Many believe that COVID-19 is not as deadly as it is presented to be. The DoH daily reports give the impression that less than 1% of the 100 million Filipinos have been infected and of those infected, 89% recovered. Prominent personalities like Senators Mig Zubiri, Koko Pimentel, and Sonny Angara, Cabinet members Francisco Duque and Eduardo Año, Cardinal Luis Antonio Tagle and Bishop Broderick Pabillo have recovered, and except for Secretary Año, are back on their feet and performing their duties.

Public Attorney Persida Acosta instilled in the minds of millions of Filipinos a fear of vaccines when she filed criminal charges on the basis of the death of four children supposedly due to Dengvaxia. Her charges were sensationalized by ABS-CBN broadcasters Noli de Castro, Ted Failon, Anthony Taberna, and Gerry Baja. That fear of vaccines can be said to be the main cause of many Filipinos’ resistance to COVID-19 vaccines.
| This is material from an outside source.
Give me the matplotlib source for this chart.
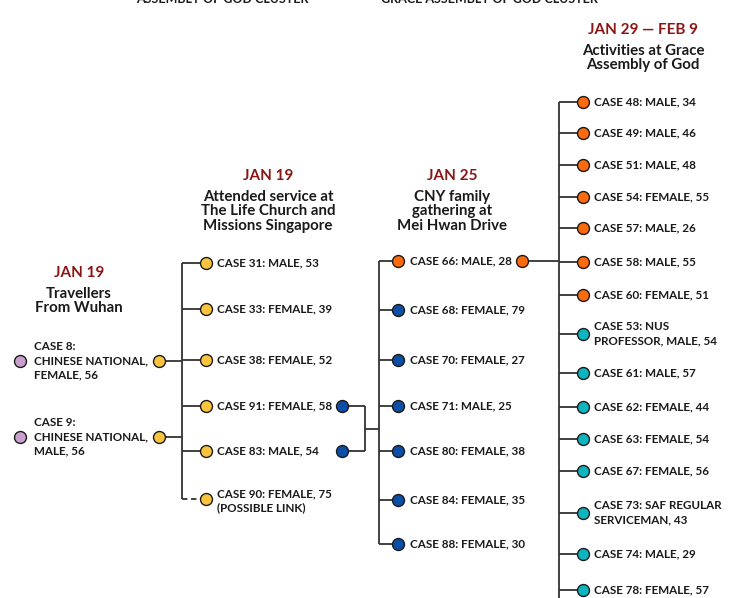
import matplotlib.pyplot as plt

plt.rcParams['font.family'] = ['Lato', 'DejaVu Sans']

# data
wuhan_cases = ["CASE 8:\nCHINESE NATIONAL,\nFEMALE, 56",
               "CASE 9:\nCHINESE NATIONAL,\nMALE, 56"]
church_cases = ["CASE 31: MALE, 53", "CASE 33: FEMALE, 39", "CASE 38: FEMALE, 52",
                "CASE 91: FEMALE, 58", "CASE 83: MALE, 54",
                "CASE 90: FEMALE, 75\n(POSSIBLE LINK)"]
family_cases = ["CASE 66: MALE, 28", "CASE 68: FEMALE, 79", "CASE 70: FEMALE, 27",
                "CASE 71: MALE, 25", "CASE 80: FEMALE, 38", "CASE 84: FEMALE, 35",
                "CASE 88: FEMALE, 30"]
family_groups = ["orange", "blue", "blue", "blue", "blue", "blue", "blue"]
grace_cases = ["CASE 48: MALE, 34", "CASE 49: MALE, 46", "CASE 51: MALE, 48",
               "CASE 54: FEMALE, 55", "CASE 57: MALE, 26", "CASE 58: MALE, 55",
               "CASE 60: FEMALE, 51", "CASE 53: NUS\nPROFESSOR, MALE, 54",
               "CASE 61: MALE, 57", "CASE 62: FEMALE, 44", "CASE 63: FEMALE, 54",
               "CASE 67: FEMALE, 56", "CASE 73: SAF REGULAR\nSERVICEMAN, 43",
               "CASE 74: MALE, 29", "CASE 78: FEMALE, 57"]
grace_groups = ["orange"] * 7 + ["teal"] * 8

headers = [("JAN 19", "Travellers\nFrom Wuhan"),
           ("JAN 19", "Attended service at\nThe Life Church and\nMissions Singapore"),
           ("JAN 25", "CNY family\ngathering at\nMei Hwan Drive"),
           ("JAN 29 \u2014 FEB 9", "Activities at Grace\nAssembly of God")]
top_titles = ["ASSEMBLY OF GOD CLUSTER", "GRACE ASSEMBLY OF GOD CLUSTER"]

# layout (pixels)
wuhan_y = [361, 437]
church_y = [263, 309, 360, 406, 451, 499]
family_y = [261, 310, 360, 406, 451, 500, 544]
grace_y = [102, 133, 165, 197, 228, 262, 295, 334, 373, 407, 439, 471, 513, 554, 590]
header_pos = [(79, 273), (268, 176), (452, 176), (643, 30)]

colors = {"purple": "#c9a0cc", "yellow": "#fbc43d", "blue": "#0a4ea6",
          "orange": "#fb6a0c", "teal": "#0cb5bf"}
line_c = "#333333"
red = "#8b1414"
text_c = "#1a1a1a"

W, H = 747, 598
fig = plt.figure(figsize=(W / 100, H / 100), dpi=100)
ax = fig.add_axes([0, 0, 1, 1])
ax.set_xlim(0, W)
ax.set_ylim(H, 0)
ax.axis("off")


def node(x, y, color):
    ax.plot(x, y, "o", ms=8.6, mfc=colors[color], mec="#1a1a1a", mew=1.0, zorder=3)


def label(x, y, s):
    ax.text(x, y, s, ha="left", va="center", fontsize=8.4, fontweight="bold",
            color=text_c, linespacing=1.35)


def seg(xs, ys):
    ax.plot(xs, ys, color=line_c, lw=1.3, zorder=1, solid_capstyle="butt")


# column 1: travellers from Wuhan
trunk1 = 182
for s, y in zip(wuhan_cases, wuhan_y):
    node(20, y, "purple")
    label(34, y, s)
    node(159, y, "yellow")
    seg([159, trunk1], [y, y])

# column 2: Life Church
seg([trunk1, trunk1], [church_y[0], church_y[-1]])
for i, (s, y) in enumerate(zip(church_cases, church_y)):
    if i == len(church_cases) - 1:
        ax.plot([trunk1, 206], [y, y], color=line_c, lw=1.3, dashes=(3, 2), zorder=1)
        label(217, y + 2, s)
    else:
        seg([trunk1, 206], [y, y])
        label(217, y, s)
    node(206, y, "yellow")

# link cases 91 and 83 to family gathering
trunk3 = 379
for y in church_y[3:5]:
    node(342, y, "blue")
    seg([342, 365], [y, y])
seg([365, 365], church_y[3:5])
mid = sum(church_y[3:5]) / 2
seg([365, trunk3], [mid, mid])

# column 3: Mei Hwan Drive
seg([trunk3, trunk3], [family_y[0], family_y[-1]])
for s, y, g in zip(family_cases, family_y, family_groups):
    seg([trunk3, 398], [y, y])
    node(398, y, g)
    label(410, y, s)

# case 66 to Grace Assembly
trunk4 = 559
node(522, family_y[0], "orange")
seg([522, trunk4], [family_y[0], family_y[0]])

# column 4: Grace Assembly of God
seg([trunk4, trunk4], [grace_y[0], H + 5])
for s, y, g in zip(grace_cases, grace_y, grace_groups):
    seg([trunk4, 583], [y, y])
    node(583, y, g)
    label(594, y, s)

# headers
for (date, desc), (x, y) in zip(headers, header_pos):
    ax.text(x, y, date, ha="center", va="center", fontsize=11, fontweight="bold", color=red)
    ax.text(x, y + 14, desc, ha="center", va="top", fontsize=10.8, fontweight="bold",
            color=text_c, linespacing=1.03)

# cut-off titles at the very top
for s, x in zip(top_titles, [222, 489]):
    ax.text(x, 3, s, ha="center", va="baseline", fontsize=9, fontweight="bold", color=text_c)

fig.savefig("out.png", dpi=100)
Maybe the DoH’s new information campaign should be the deadliness of COVID-19 and its variants. If the death of four schoolchildren allegedly due to their inoculation with Dengvaxia could cause a nationwide fear of vaccines, the deaths of 12,766 Filipinos due to COVID-19 should infuse intense fear of the coronavirus among Filipinos.

The new information campaign can adopt the message strategy (called copy strategy in advertising) used in the advertisements for consumer products like laundry detergents. Describe the problematic situation, then present the solution. The DoH can highlight the average daily death toll of 35 due to COVID-19, then present the proper wearing of mask and face shield as the best defense next to vaccination against the coronavirus.

In order to draw sustained attention, showbiz celebrities should be used to demonstrate the proper use of the face guards. 


Oscar P. Lagman, Jr. is a retired corporate executive, business consultant, and management professor. He has been a politicized citizen since his college days in the late 1950s.